To give the particles enough energy to reveal all the different particles that we think the universe is made of, you need a really big accelerator.

Slide 8 - The Ultimate Microscope…
Over the last 50 years bigger and bigger accelerators have, bit by bit, revealed a hidden world of unimaginably tiny particles inside of atoms. Physicists have sorted these into a framework called the Standard Model that describes what we see pretty well, but it isn't the complete picture. It doesn't include gravity, for example. Or explain what gives particles mass.

By colliding protons (and lead nuclei) at a much higher energy than ever before, physicists are pinning their hopes on the LHC to provide the missing pieces.

Slide 9 - Particle Creator…
Smashing particles together this hard doesn't just break them open, like a nut. Einstein realized that energy can be turned into matter, and matter can be turned into energy. The collisions in the LHC are so powerful some of the energy actually creates particles that weren't there before. So, a more powerful accelerator lets you create heavier particles.

Slide 10 - …and Time Machine!
When we look at distant galaxies, it's taken billions of years for the light to get here. We're looking back in time. But we can't ever see all the way back to the start of the universe because there was no light to see it by - light just didn't exist.

By recreating the conditions just after the Big Bang, the LHC experiments are like a time machine taking us right back to the beginning of the universe, when it was unimaginably hot and dense.

Slide 11 - Detecting the Invisible
The particles created in the LHC are way too small to see. Many only exist for a tiny fraction of a second, decaying almost instantly into other particles. Huge, complex detectors the size of mansions record aspects of the particles as they zap outwards from the collision. Physicists can then carefully reconstruct what must have happened, and see if there were any new particles or effects.

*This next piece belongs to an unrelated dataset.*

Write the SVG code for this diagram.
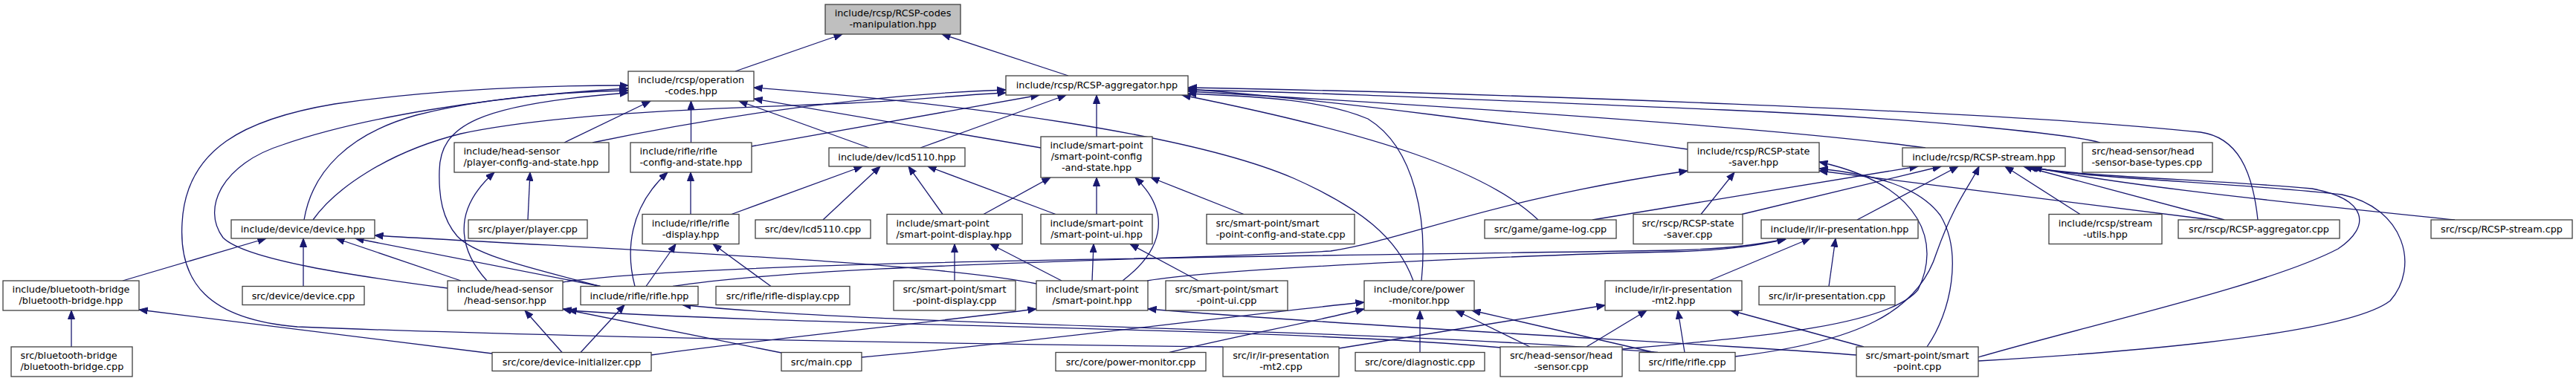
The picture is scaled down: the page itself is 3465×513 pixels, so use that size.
<svg xmlns="http://www.w3.org/2000/svg" width="3465" height="513" viewBox="0 0 3465 513">
<defs>
<marker id="a" markerUnits="userSpaceOnUse" markerWidth="12" markerHeight="10" refX="11.5" refY="5" orient="auto" viewBox="0 0 12 10"><path d="M0,0.5 L11.5,5 L0,9.5 z" fill="#191970" stroke="#191970" stroke-width="1"/></marker>
<style>
.n rect{fill:#fff;stroke:#404040;stroke-width:1.3}
.root rect{fill:#bfbfbf}
text{font-family:"DejaVu Sans",Verdana,sans-serif;font-size:12.8px;fill:#000;text-anchor:middle}
.l text{text-anchor:start}
#edges path{fill:none;stroke:#191970;stroke-width:1.3;marker-end:url(#a)}
</style>
</defs>
<rect width="3465" height="513" fill="#fff"/>
<g id="edges">
<path d="M989,96 L1133,46"/>
<path d="M1437,102 L1267,46"/>
<path d="M759,192 L875,136"/>
<path d="M929.5,192 L929.5,136"/>
<path d="M1169,199 L994,136"/>
<path d="M1400,199 L1014,133"/>
<path d="M1901,378 C1880,320 1830,280 1740,240 C1600,180 1300,140 1014,118"/>
<path d="M1912,378 C1920,300 1905,200 1840,160 C1780,135 1700,130 1598,126"/>
<path d="M409,296 C420,230 470,180 560,155 C650,132 750,124 845,122"/>
<path d="M421,296 C450,255 520,205 620,180 C760,150 1000,145 1140,139 C1230,135 1300,127 1353,125"/>
<path d="M797,192 C950,160 1150,128 1353,121"/>
<path d="M1011,197 L1398,128"/>
<path d="M1238,199 L1434,128"/>
<path d="M1475,184 L1475,128"/>
<path d="M807,385.5 C720,362 640,345 615,318 C595,295 590,265 591,230 C592,170 640,140 845,125"/>
<path d="M602,388 C480,372 330,350 300,320 C270,280 300,220 380,195 C480,160 650,130 845,119"/>
<path d="M1645,467 C1200,462 700,452 400,440 C280,430 240,380 245,300 C250,200 330,160 450,140 C600,118 750,115 845,115"/>
<path d="M165,378 L358,321"/>
<path d="M408,385.5 L408,321"/>
<path d="M620,378 L452,321"/>
<path d="M808,385.5 L478,321"/>
<path d="M1394,382 C1250,352 800,335 504,317"/>
<path d="M710,296 L713,232"/>
<path d="M655,378 C625,345 600,290 665,232"/>
<path d="M929,288.5 L929,232"/>
<path d="M854,385.5 C842,340 845,280 898,232"/>
<path d="M869,385.5 L909,328.5"/>
<path d="M1037,385.5 L959,328.5"/>
<path d="M1107,296 L1184,224"/>
<path d="M984,288.5 L1160,224"/>
<path d="M1268,288.5 L1222,224"/>
<path d="M1420,288.5 L1248,224"/>
<path d="M1323,288.5 L1413,239"/>
<path d="M1475,288.5 L1475,239"/>
<path d="M1510,378 C1560,340 1580,290 1527,239"/>
<path d="M1673,288.5 L1548,239"/>
<path d="M1284,378 L1284,328.5"/>
<path d="M1428,378 L1332,328.5"/>
<path d="M1469,378 L1471,328.5"/>
<path d="M1612,378 L1520,328.5"/>
<path d="M96,467 L96,418"/>
<path d="M662,476 L187,417"/>
<path d="M756,474.5 L706,418"/>
<path d="M781,474.5 L840,410.5"/>
<path d="M1051,475 L757,416"/>
<path d="M876,478 C1000,460 1200,440 1394,416"/>
<path d="M1159,481 C1400,460 1700,420 1835,407"/>
<path d="M1573,474.5 C1650,455 1760,435 1835,416"/>
<path d="M2019,468 C1700,440 1100,440 764,418"/>
<path d="M2230,474.5 C1800,440 1200,440 918,410.5"/>
<path d="M1801,469 L2159,411"/>
<path d="M1910,474.5 L1910,418"/>
<path d="M2058,467 L1958,418"/>
<path d="M2225,474.5 L1980,418"/>
<path d="M2134,467 L2215,418"/>
<path d="M2266,474.5 L2257,418"/>
<path d="M2507,467 L2328,418"/>
<path d="M2497,478 C2300,462 1900,445 1544,416"/>
<path d="M2182,470 C2350,455 2540,440 2580,390 C2610,330 2590,250 2447,218"/>
<path d="M2592,467 C2625,420 2640,340 2610,290 C2580,250 2520,235 2447,227"/>
<path d="M2975,296 L2447,230"/>
<path d="M2288,288.5 L2333,232"/>
<path d="M2270,201 C2050,170 1800,135 1598,120"/>
<path d="M905,385.5 C1100,355 1600,350 1790,338 C1900,320 2000,270 2270,230"/>
<path d="M757,380 C950,350 1800,345 2250,337 C2330,335 2370,328 2402,322"/>
<path d="M1543,378 C1650,360 2100,342 2250,339 C2330,337 2370,329 2402,322"/>
<path d="M2299,378 L2435,321"/>
<path d="M2460,385.5 L2469,321"/>
<path d="M2498,296 L2634,224"/>
<path d="M2343,288.5 L2611,224"/>
<path d="M2142,296 L2580,224"/>
<path d="M2069,296 C2000,230 1850,180 1590,128"/>
<path d="M2334,480 C2500,460 2580,420 2605,340 C2630,270 2650,250 2662,224"/>
<path d="M2798,288.5 L2697,224"/>
<path d="M2992,296 L2722,224"/>
<path d="M3302,296 C3100,275 2850,250 2735,225"/>
<path d="M2661,486 C2800,478 3150,455 3215,405 C3255,360 3235,280 3150,262 C3000,245 2820,242 2730,225"/>
<path d="M2661,481 C2800,440 3050,385 3145,335 C3190,305 3185,268 3110,254 C2980,242 2800,238 2728,225"/>
<path d="M3037,296 C3030,230 3010,185 2960,178 C2700,150 2000,125 1598,118"/>
<path d="M2825,192 C2790,182 2600,160 2320,148 C2000,135 1800,125 1598,121"/>
<path d="M2590,199 C2450,180 2150,155 1598,123"/>
</g>
<g id="node-rcsp-codes-manipulation" class="n root"><rect x="1110" y="6" width="182" height="40"/><text x="1201" y="22">include/rcsp/RCSP-codes</text><text x="1201" y="37">-manipulation.hpp</text></g>
<g id="node-operation-codes" class="n"><rect x="845" y="96" width="169" height="40"/><text x="929.5" y="112">include/rcsp/operation</text><text x="929.5" y="127">-codes.hpp</text></g>
<g id="node-rcsp-aggregator-hpp" class="n"><rect x="1353" y="102" width="245" height="26"/><text x="1475.5" y="119">include/rcsp/RCSP-aggregator.hpp</text></g>
<g id="node-player-config-and-state" class="n l"><rect x="611" y="192" width="208" height="40"/><text x="623.5" y="208">include/head-sensor</text><text x="623.5" y="223">/player-config-and-state.hpp</text></g>
<g id="node-rifle-config-and-state" class="n l"><rect x="848" y="192" width="163" height="40"/><text x="860.5" y="208">include/rifle/rifle</text><text x="860.5" y="223">-config-and-state.hpp</text></g>
<g id="node-lcd5110-hpp" class="n"><rect x="1115" y="199" width="183" height="25"/><text x="1206.5" y="216">include/dev/lcd5110.hpp</text></g>
<g id="node-smart-point-config-and-state" class="n"><rect x="1400" y="184" width="150" height="55"/><text x="1475" y="200">include/smart-point</text><text x="1475" y="215">/smart-point-config</text><text x="1475" y="230">-and-state.hpp</text></g>
<g id="node-rcsp-state-saver-hpp" class="n"><rect x="2270" y="192" width="177" height="40"/><text x="2358.5" y="208">include/rcsp/RCSP-state</text><text x="2358.5" y="223">-saver.hpp</text></g>
<g id="node-rcsp-stream-hpp" class="n"><rect x="2559" y="199" width="219" height="25"/><text x="2668.5" y="216">include/rcsp/RCSP-stream.hpp</text></g>
<g id="node-head-sensor-base-types" class="n l"><rect x="2801" y="192" width="175" height="40"/><text x="2813.5" y="208">src/head-sensor/head</text><text x="2813.5" y="223">-sensor-base-types.cpp</text></g>
<g id="node-device-hpp" class="n"><rect x="311" y="296" width="193" height="25"/><text x="407.5" y="313">include/device/device.hpp</text></g>
<g id="node-player-cpp" class="n"><rect x="630" y="296" width="160" height="25"/><text x="710" y="313">src/player/player.cpp</text></g>
<g id="node-rifle-display-hpp" class="n"><rect x="864" y="288.5" width="130" height="40"/><text x="929" y="304.5">include/rifle/rifle</text><text x="929" y="319.5">-display.hpp</text></g>
<g id="node-lcd5110-cpp" class="n"><rect x="1016" y="296" width="155" height="25"/><text x="1093.5" y="313">src/dev/lcd5110.cpp</text></g>
<g id="node-smart-point-display-hpp" class="n l"><rect x="1193" y="288.5" width="182" height="40"/><text x="1205.5" y="304.5">include/smart-point</text><text x="1205.5" y="319.5">/smart-point-display.hpp</text></g>
<g id="node-smart-point-ui-hpp" class="n"><rect x="1400" y="288.5" width="150" height="40"/><text x="1475" y="304.5">include/smart-point</text><text x="1475" y="319.5">/smart-point-ui.hpp</text></g>
<g id="node-smart-point-config-and-state-cpp" class="n l"><rect x="1623" y="288.5" width="199" height="40"/><text x="1635.5" y="304.5">src/smart-point/smart</text><text x="1635.5" y="319.5">-point-config-and-state.cpp</text></g>
<g id="node-game-log-cpp" class="n"><rect x="1997" y="296" width="177" height="25"/><text x="2085.5" y="313">src/game/game-log.cpp</text></g>
<g id="node-rcsp-state-saver-cpp" class="n"><rect x="2197" y="288.5" width="147" height="40"/><text x="2270.5" y="304.5">src/rscp/RCSP-state</text><text x="2270.5" y="319.5">-saver.cpp</text></g>
<g id="node-ir-presentation-hpp" class="n"><rect x="2369" y="296" width="211" height="25"/><text x="2474.5" y="313">include/ir/ir-presentation.hpp</text></g>
<g id="node-stream-utils-hpp" class="n"><rect x="2756" y="288.5" width="152" height="40"/><text x="2832" y="304.5">include/rcsp/stream</text><text x="2832" y="319.5">-utils.hpp</text></g>
<g id="node-rcsp-aggregator-cpp" class="n"><rect x="2930" y="296" width="217" height="25"/><text x="3038.5" y="313">src/rscp/RCSP-aggregator.cpp</text></g>
<g id="node-rcsp-stream-cpp" class="n"><rect x="3270" y="296" width="190" height="25"/><text x="3365" y="313">src/rscp/RCSP-stream.cpp</text></g>
<g id="node-bluetooth-bridge-hpp" class="n"><rect x="4" y="378" width="183" height="40"/><text x="95.5" y="394">include/bluetooth-bridge</text><text x="95.5" y="409">/bluetooth-bridge.hpp</text></g>
<g id="node-device-cpp" class="n"><rect x="326" y="385.5" width="164" height="25"/><text x="408" y="402.5">src/device/device.cpp</text></g>
<g id="node-head-sensor-hpp" class="n"><rect x="602" y="378" width="155" height="40"/><text x="679.5" y="394">include/head-sensor</text><text x="679.5" y="409">/head-sensor.hpp</text></g>
<g id="node-rifle-hpp" class="n"><rect x="781" y="385.5" width="158" height="25"/><text x="860" y="402.5">include/rifle/rifle.hpp</text></g>
<g id="node-rifle-display-cpp" class="n"><rect x="963" y="385.5" width="180" height="25"/><text x="1053" y="402.5">src/rifle/rifle-display.cpp</text></g>
<g id="node-smart-point-display-cpp" class="n"><rect x="1202" y="378" width="164" height="40"/><text x="1284" y="394">src/smart-point/smart</text><text x="1284" y="409">-point-display.cpp</text></g>
<g id="node-smart-point-hpp" class="n"><rect x="1394" y="378" width="150" height="40"/><text x="1469" y="394">include/smart-point</text><text x="1469" y="409">/smart-point.hpp</text></g>
<g id="node-smart-point-ui-cpp" class="n"><rect x="1568" y="378" width="164" height="40"/><text x="1650" y="394">src/smart-point/smart</text><text x="1650" y="409">-point-ui.cpp</text></g>
<g id="node-power-monitor-hpp" class="n"><rect x="1835" y="378" width="148" height="40"/><text x="1909" y="394">include/core/power</text><text x="1909" y="409">-monitor.hpp</text></g>
<g id="node-ir-presentation-mt2-hpp" class="n"><rect x="2159" y="378" width="184" height="40"/><text x="2251" y="394">include/ir/ir-presentation</text><text x="2251" y="409">-mt2.hpp</text></g>
<g id="node-ir-presentation-cpp" class="n"><rect x="2366" y="385.5" width="183" height="25"/><text x="2457.5" y="402.5">src/ir/ir-presentation.cpp</text></g>
<g id="node-bluetooth-bridge-cpp" class="n l"><rect x="15" y="467" width="163" height="40"/><text x="27.5" y="483">src/bluetooth-bridge</text><text x="27.5" y="498">/bluetooth-bridge.cpp</text></g>
<g id="node-device-initializer-cpp" class="n"><rect x="662" y="474.5" width="214" height="25"/><text x="769" y="491.5">src/core/device-initializer.cpp</text></g>
<g id="node-main-cpp" class="n"><rect x="1051" y="474.5" width="108" height="25"/><text x="1105" y="491.5">src/main.cpp</text></g>
<g id="node-power-monitor-cpp" class="n"><rect x="1420" y="474.5" width="202" height="25"/><text x="1521" y="491.5">src/core/power-monitor.cpp</text></g>
<g id="node-ir-presentation-mt2-cpp" class="n"><rect x="1645" y="467" width="156" height="40"/><text x="1723" y="483">src/ir/ir-presentation</text><text x="1723" y="498">-mt2.cpp</text></g>
<g id="node-diagnostic-cpp" class="n"><rect x="1823" y="474.5" width="174" height="25"/><text x="1910" y="491.5">src/core/diagnostic.cpp</text></g>
<g id="node-head-sensor-cpp" class="n"><rect x="2018" y="467" width="164" height="40"/><text x="2100" y="483">src/head-sensor/head</text><text x="2100" y="498">-sensor.cpp</text></g>
<g id="node-rifle-cpp" class="n"><rect x="2205" y="474.5" width="129" height="25"/><text x="2269.5" y="491.5">src/rifle/rifle.cpp</text></g>
<g id="node-smart-point-cpp" class="n"><rect x="2497" y="467" width="164" height="40"/><text x="2579" y="483">src/smart-point/smart</text><text x="2579" y="498">-point.cpp</text></g>
</svg>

Slide 12 - Extreme Conditions…
To make the magnets strong enough, they need to be superconducting. They are bathed in liquid helium at -271.3°C (just 1.9 degrees above absolute zero) - that's colder than outer space. The beam pipe needs all the air pumped out of it to create an ultrahigh vacuum, where the pressure is ten times lower than on the Moon - that's emptier than outer space. Otherwise, the hadrons would keep colliding with air particles as they hurtle round the 27km tunnel 11,000 times a second.

Slide 13 - For Extreme Collisions…
Individual protons collide with the energy of around a dozen flying mosquitoes. That doesn't sound much until you realize that the energy is concentrated into a space a million million times smaller than a mosquito.

The total energy in the beam is equivalent to a 400 tonne train (like the French TGV) going at 150 km/h. Where the beams cross, they're squeezed to less than the diameter of a human hair.

Slide 14 - …And in 2008?
Here's a simulation of the particle trails left by a collision between two lead nuclei. Making sense of particle signatures like this is difficult, but the reward could be a major discovery that changes our understanding of how the universe works. For the thousands of physicists studying the results from the LHC, it's an incredibly exciting time.